EmperorR Posted November 21, 2008 Posted November 21, 2008 Friend's respect your emotions and don't kick you to the curb.
Jolie76 Posted November 21, 2008 Posted November 21, 2008 You can indeed have a friendship with a ex only AFTER you heal COMPLETELY. I have a ex who is now a good friend. He at the time was the person I was so in love with I couldn't see straight. We dated a bit then he decided we were better off as friends. I wanted more and for three years I sat around trying whatever I could think of to get him to change his mind. He didn't I cried and tortured myself forever. I finally woke up one day and was tired of it all and the loneliness and hopelessness, so I just decided to get over him. I didn't have much contact with him because he doesn't like Myspace and we didn't talk on the phone for a long time, no email cuz he's not a email person. That was for about 7 months, and at first it was weird then it got better. It was the hardest thing i've ever done is get over him, and REALLY over him, then we got back in touch awhile later and we've been very good friends ever since. I have no romantic feelings at all and know if I can get over him I can get over anyone. You can be friends later but only if you work on removing the romantic feelings part or else it cannot be possible.

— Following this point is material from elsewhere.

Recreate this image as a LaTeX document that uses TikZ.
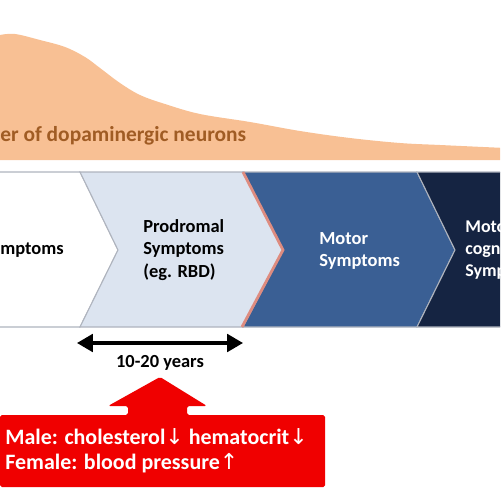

pandagirl Posted November 21, 2008 Posted November 21, 2008 Yeah you can definitely be friends after both of you have healed and have no desire to get back together. I once had a boyfriend who broke up with me and I was crushed. Then about a year later, we became good friends, until I realized how annoying he was and I ended up giving him the boot! haha.
nittanylion Posted November 21, 2008 Posted November 21, 2008 I can never be friend with an exx. An ex is there for a reason. If I am in a relationship, I expect her to respect me and cut all contacts with her exx. I dont want her to have anything to with exx. Its called mutual respects for each other. I will give her the same respects in return. This way, we can have a peace, loving, and non conflicted relationship.